One fine coffee,  a games designer told me gambling  was utterly immoral.  And shooter games were not.  In the face of his complete certainty there was nowhere to go.  So nowhere was went.   But the exchange left me with a lingering sense of amusement about how differently people see the world, and a curiosity about the fundamental issues.

Clearly, if you look at preferences for skill vs chance as continuum on a single dimension, my coffee guy scored high on skill and vanishingly low on chance.  He valued a game environment that enabled and challenged the exercise of his team combat skills.  If there were bloodstains on the wrappers these skills were packaged up in, they were not meant to be taken literally, as a feeder path to actual aggression, or as an ersatz substitute for it.  Instead, the game was a thing in itself, an enjoyable recreational activity, like a sport.

But physical sports are different in important ways.  In physical sport, the action is real.   So an important function of rules in physical sport is to reduce the prospect of real bodily harm to the player.  Rules restrict and abstract behavioural possibilities away from pure violence.   Also, another function of rules in physical sport rules is to provide unnatural constraints which provide extra challenge, and serve to channel the player’s energy and creativity.   Unless you are goalie, you are only able to use your feet to move the ball, in football.   Who thought that up?  Were they trying to make it difficult?   (Yes, probably.)

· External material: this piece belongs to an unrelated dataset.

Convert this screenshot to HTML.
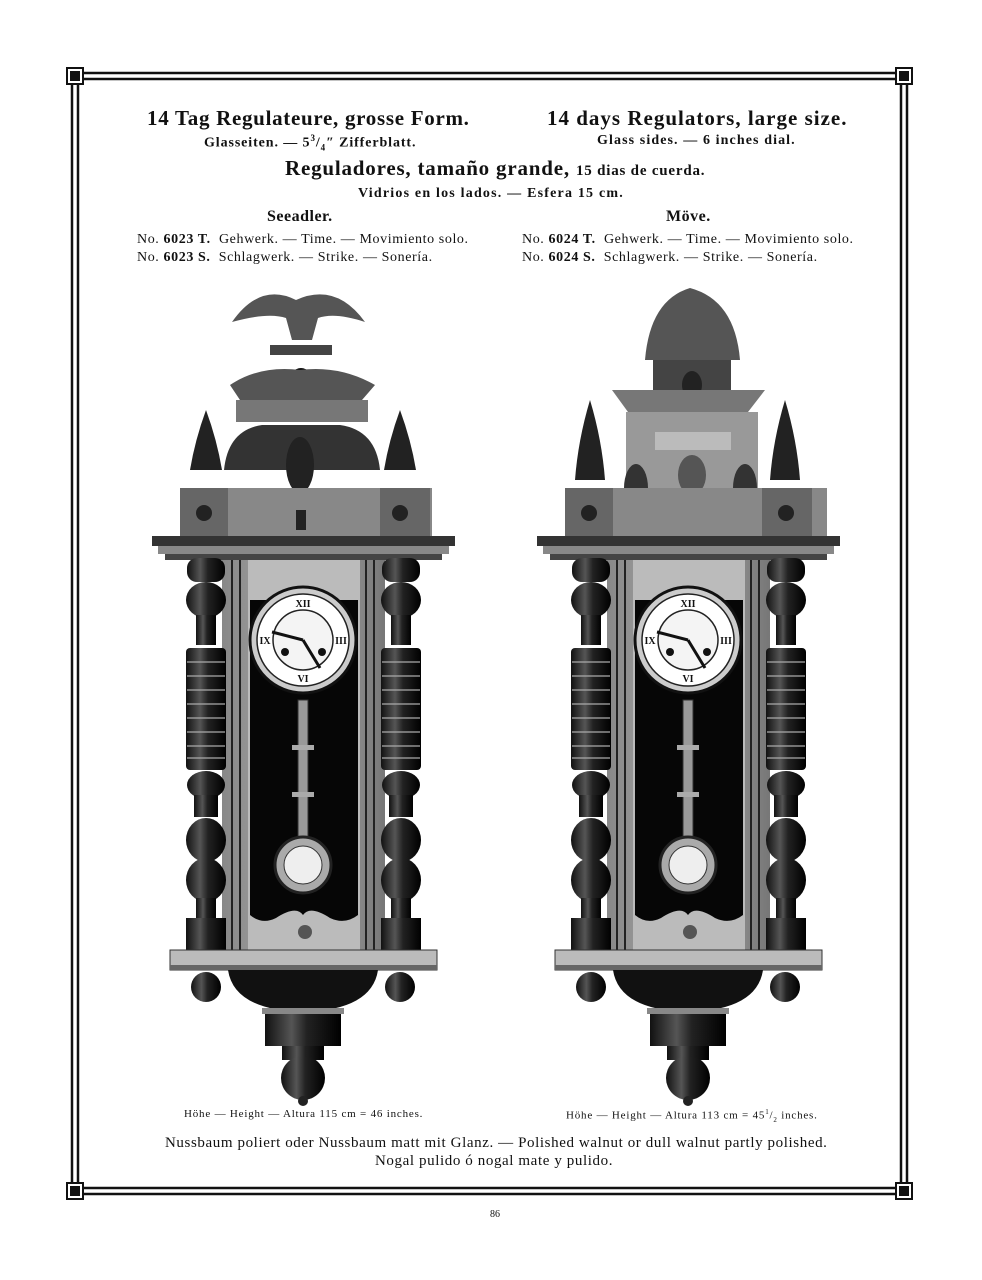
<!DOCTYPE html>
<html><head><meta charset="utf-8">
<style>
html,body{margin:0;padding:0;background:#fff;}
body{width:982px;height:1280px;position:relative;overflow:hidden;font-family:"Liberation Serif",serif;color:#111;}
.t{position:absolute;white-space:nowrap;}
</style></head><body>
<svg width="982" height="1280" style="position:absolute;left:0;top:0">
<defs>
<linearGradient id="col" x1="0" x2="1"><stop offset="0" stop-color="#111"/><stop offset="0.35" stop-color="#555"/><stop offset="0.55" stop-color="#222"/><stop offset="1" stop-color="#000"/></linearGradient>
<linearGradient id="wood" x1="0" x2="1"><stop offset="0" stop-color="#888"/><stop offset="0.5" stop-color="#aaa"/><stop offset="1" stop-color="#777"/></linearGradient>
<g id="clock">
 <rect x="152" y="536" width="303" height="10" fill="#333"/>
 <rect x="158" y="546" width="291" height="8" fill="#888"/>
 <rect x="165" y="554" width="277" height="6" fill="#444"/>
 <rect x="222" y="560" width="163" height="392" fill="url(#wood)"/>
 <line x1="232" y1="560" x2="232" y2="950" stroke="#222" stroke-width="2"/>
 <line x1="240" y1="560" x2="240" y2="950" stroke="#222" stroke-width="2"/>
 <line x1="366" y1="560" x2="366" y2="950" stroke="#222" stroke-width="2"/>
 <line x1="374" y1="560" x2="374" y2="950" stroke="#222" stroke-width="2"/>
 <rect x="248" y="560" width="112" height="390" fill="#bbb"/>
 <path d="M250 600 H358 V915 Q345 925 330 918 Q310 905 303 915 Q296 905 276 918 Q262 925 250 915 Z" fill="#060606"/>
 <g id="colL">
  <rect x="187" y="558" width="38" height="24" rx="10" fill="url(#col)"/>
  <ellipse cx="206" cy="600" rx="20" ry="18" fill="url(#col)"/>
  <rect x="196" y="615" width="20" height="30" fill="url(#col)"/>
  <rect x="186" y="648" width="40" height="122" rx="4" fill="url(#col)"/>
  <g stroke="#aaa" stroke-width="1.2">
   <line x1="187" y1="662" x2="225" y2="662"/><line x1="187" y1="676" x2="225" y2="676"/><line x1="187" y1="690" x2="225" y2="690"/><line x1="187" y1="704" x2="225" y2="704"/><line x1="187" y1="718" x2="225" y2="718"/><line x1="187" y1="732" x2="225" y2="732"/><line x1="187" y1="746" x2="225" y2="746"/><line x1="187" y1="758" x2="225" y2="758"/>
  </g>
  <ellipse cx="206" cy="785" rx="19" ry="14" fill="url(#col)"/>
  <rect x="194" y="795" width="24" height="22" fill="url(#col)"/>
  <ellipse cx="206" cy="840" rx="20" ry="22" fill="url(#col)"/>
  <ellipse cx="206" cy="880" rx="20" ry="22" fill="url(#col)"/>
  <rect x="196" y="898" width="20" height="20" fill="url(#col)"/>
  <rect x="186" y="918" width="40" height="34" fill="url(#col)"/>
 </g>
 <use href="#colL" transform="translate(195,0)"/>
 <circle cx="303" cy="640" r="53" fill="#ccc" stroke="#111" stroke-width="3"/>
 <circle cx="303" cy="640" r="46" fill="#fff" stroke="#222" stroke-width="1.5"/>
 <circle cx="303" cy="640" r="30" fill="#f4f4f4" stroke="#222" stroke-width="1.5"/>
 <g font-family="Liberation Serif,serif" font-size="10" font-weight="bold" text-anchor="middle" fill="#111">
  <text x="303" y="607">XII</text><text x="303" y="682">VI</text><text x="341" y="644">III</text><text x="265" y="644">IX</text>
 </g>
 <line x1="303" y1="640" x2="272" y2="632" stroke="#111" stroke-width="3"/>
 <line x1="303" y1="640" x2="320" y2="668" stroke="#111" stroke-width="3"/>
 <circle cx="285" cy="652" r="4" fill="#111"/><circle cx="322" cy="652" r="4" fill="#111"/>
 <rect x="298" y="700" width="10" height="140" fill="#999" stroke="#333"/>
 <rect x="292" y="745" width="22" height="5" fill="#aaa"/>
 <rect x="292" y="792" width="22" height="5" fill="#aaa"/>
 <circle cx="303" cy="865" r="28" fill="#aaa" stroke="#222" stroke-width="3"/>
 <circle cx="303" cy="865" r="19" fill="#eee" stroke="#333"/>
 <circle cx="305" cy="932" r="7" fill="#555"/>
 <rect x="170" y="950" width="267" height="20" fill="#bbb" stroke="#333"/>
 <rect x="170" y="965" width="267" height="5" fill="#666"/>
 <path d="M228 970 H378 Q372 1010 303 1012 Q234 1010 228 970 Z" fill="#111"/>
 <ellipse cx="206" cy="987" rx="15" ry="15" fill="url(#col)"/>
 <ellipse cx="400" cy="987" rx="15" ry="15" fill="url(#col)"/>
 <rect x="265" y="1010" width="76" height="36" fill="url(#col)"/>
 <rect x="262" y="1008" width="82" height="6" fill="#888"/>
 <rect x="282" y="1046" width="42" height="14" fill="url(#col)"/>
 <ellipse cx="303" cy="1078" rx="22" ry="22" fill="url(#col)"/>
 <circle cx="303" cy="1101" r="5" fill="#222"/>
</g>
</defs>
<g fill="none" stroke="#111" stroke-width="2.5">
 <line x1="76" y1="73" x2="906" y2="73"/><line x1="76" y1="79" x2="906" y2="79"/>
 <line x1="76" y1="1188" x2="906" y2="1188"/><line x1="76" y1="1194" x2="906" y2="1194"/>
 <line x1="72" y1="76" x2="72" y2="1191"/><line x1="78" y1="76" x2="78" y2="1191"/>
 <line x1="901" y1="76" x2="901" y2="1191"/><line x1="907" y1="76" x2="907" y2="1191"/>
</g>
<g>
 <rect x="67" y="68" width="16" height="16" fill="#fff" stroke="#111" stroke-width="2"/><rect x="70" y="71" width="10" height="10" fill="#111"/>
 <rect x="896" y="68" width="16" height="16" fill="#fff" stroke="#111" stroke-width="2"/><rect x="899" y="71" width="10" height="10" fill="#111"/>
 <rect x="67" y="1183" width="16" height="16" fill="#fff" stroke="#111" stroke-width="2"/><rect x="70" y="1186" width="10" height="10" fill="#111"/>
 <rect x="896" y="1183" width="16" height="16" fill="#fff" stroke="#111" stroke-width="2"/><rect x="899" y="1186" width="10" height="10" fill="#111"/>
</g>
<path d="M232 322 Q260 282 296 300 Q336 282 365 322 Q335 312 318 318 L312 340 H292 L286 318 Q268 312 232 322 Z" fill="#555"/>
<rect x="270" y="345" width="62" height="10" fill="#444"/>
<ellipse cx="301" cy="382" rx="12" ry="14" fill="#111"/>
<path d="M230 385 Q260 365 300 370 Q340 365 375 385 L362 400 H240 Z" fill="#555"/>
<rect x="236" y="400" width="132" height="22" fill="#777"/>
<path d="M224 470 Q228 430 262 425 L340 425 Q376 430 380 470 Z" fill="#333"/>
<ellipse cx="300" cy="465" rx="14" ry="28" fill="#222"/>
<path d="M190 470 Q195 440 206 410 Q217 440 222 470 Z" fill="#222"/>
<path d="M384 470 Q389 440 400 410 Q411 440 416 470 Z" fill="#222"/>
<rect x="180" y="488" width="252" height="50" fill="#888"/>
<rect x="180" y="488" width="48" height="50" fill="#666"/><rect x="380" y="488" width="50" height="50" fill="#666"/>
<circle cx="204" cy="513" r="8" fill="#222"/><circle cx="400" cy="513" r="8" fill="#222"/>
<rect x="296" y="510" width="10" height="20" fill="#222"/>
<use href="#clock"/>
<path d="M645 360 Q650 300 690 288 Q735 300 740 360 Z" fill="#555"/>
<rect x="653" y="360" width="78" height="40" fill="#444"/>
<ellipse cx="692" cy="385" rx="10" ry="14" fill="#222"/>
<path d="M612 390 H765 L748 412 H628 Z" fill="#777"/>
<rect x="626" y="412" width="132" height="80" fill="#999"/>
<rect x="655" y="432" width="76" height="18" fill="#bbb"/>
<ellipse cx="692" cy="475" rx="14" ry="20" fill="#555"/>
<ellipse cx="636" cy="488" rx="12" ry="24" fill="#333"/>
<ellipse cx="745" cy="488" rx="12" ry="24" fill="#333"/>
<path d="M575 480 Q578 440 590 400 Q602 440 605 480 Z" fill="#222"/>
<path d="M770 480 Q773 440 785 400 Q797 440 800 480 Z" fill="#222"/>
<rect x="565" y="488" width="262" height="50" fill="#888"/>
<rect x="565" y="488" width="48" height="50" fill="#666"/><rect x="762" y="488" width="50" height="50" fill="#666"/>
<circle cx="589" cy="513" r="8" fill="#222"/><circle cx="786" cy="513" r="8" fill="#222"/>
<use href="#clock" transform="translate(385,0)"/>
</svg>

<div class="t" style="left:147px;top:106px;font-size:21px;font-weight:bold;letter-spacing:0.7px;">14 Tag Regulateure, grosse Form.</div>
<div class="t" style="left:204px;top:133px;font-size:14px;font-weight:bold;letter-spacing:0.9px;">Glasseiten. — 5<sup style="font-size:9px">3</sup>/<sub style="font-size:9px">4</sub>″ Zifferblatt.</div>
<div class="t" style="left:547px;top:106px;font-size:21px;font-weight:bold;letter-spacing:1px;">14 days Regulators, large size.</div>
<div class="t" style="left:597px;top:133px;font-size:14px;font-weight:bold;letter-spacing:1.1px;">Glass sides. — 6 inches dial.</div>
<div class="t" style="left:285px;top:156px;font-size:21px;font-weight:bold;letter-spacing:0.8px;">Reguladores, tamaño grande, <span style="font-size:15px">15 dias de cuerda.</span></div>
<div class="t" style="left:358px;top:186px;font-size:14px;font-weight:bold;letter-spacing:1.2px;">Vidrios en los lados. — Esfera 15 cm.</div>
<div class="t" style="left:267px;top:208px;font-size:16px;font-weight:bold;letter-spacing:0.5px;">Seeadler.</div>
<div class="t" style="left:666px;top:208px;font-size:16px;font-weight:bold;letter-spacing:0.5px;">Möve.</div>
<div class="t" style="left:137px;top:232px;font-size:14px;letter-spacing:0.6px;">No. <b>6023 T.</b>&nbsp; Gehwerk. — Time. — Movimiento solo.</div>
<div class="t" style="left:137px;top:250px;font-size:14px;letter-spacing:0.6px;">No. <b>6023 S.</b>&nbsp; Schlagwerk. — Strike. — Sonería.</div>
<div class="t" style="left:522px;top:232px;font-size:14px;letter-spacing:0.6px;">No. <b>6024 T.</b>&nbsp; Gehwerk. — Time. — Movimiento solo.</div>
<div class="t" style="left:522px;top:250px;font-size:14px;letter-spacing:0.6px;">No. <b>6024 S.</b>&nbsp; Schlagwerk. — Strike. — Sonería.</div>
<div class="t" style="left:184px;top:1108px;font-size:11px;letter-spacing:0.8px;">Höhe — Height — Altura 115 cm = 46 inches.</div>
<div class="t" style="left:566px;top:1108px;font-size:11px;letter-spacing:0.8px;">Höhe — Height — Altura 113 cm = 45<sup style="font-size:7px">1</sup>/<sub style="font-size:7px">2</sub> inches.</div>
<div class="t" style="left:165px;top:1135px;font-size:15px;letter-spacing:0.6px;">Nussbaum poliert oder Nussbaum matt mit Glanz. — Polished walnut or dull walnut partly polished.</div>
<div class="t" style="left:375px;top:1153px;font-size:15px;letter-spacing:0.6px;">Nogal pulido ó nogal mate y pulido.</div>
<div class="t" style="left:490px;top:1209px;font-size:10px;">86</div>
</body></html>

Shooters do have much in common with sport, but by representing actual battle, even if ritually sanitised and exaggerated, they venture closer to human’s propensity to violence and conflict.   This is not an accidental quality of such games, but a fundamental part of their attraction.   A hugely important part of the abstraction from actual violence is that the action is not physically real, but is calculated and represented to the player.  All kinds of things are ‘possible’ – virtually – without actual physical harm. Another facet of the abstraction is that allowable actions and  consequences are highly constrained and rule-based.  In this it is similar to physical sports.

Consuming – and producing – representations of an activity is clearly related to   performing the activity itself.   But the nature of that relationship is unclear. Just as kittens chase string, and cats chase rodents,  both sports and shooters can be seen as a preparation for more deadly pursuits.   Alternatively – or additionally – they can be seen as a sublimation or an evolution of the instincts which result in physical aggression.   As far as I can see, which function they actually serve, and how this function originated,  is impossible to determine.   Though that shouldn’t stop us from thinking about it.

I’m not a shooter person.   Or at least not that I’ve yet disovered.  But it isn’t morally wrong to me, that people get satisfaction out of engaging in ritualised, rule-based conflict – either in sports or in video games.   But neither is it unflinchingly innocent.   What it is, is interesting.   And ambiguous.

Neither do I see the excitement of chance in a game as necessarily morally wrong.    Unlike coffee guy.     But neither it is inflinchingly innocent.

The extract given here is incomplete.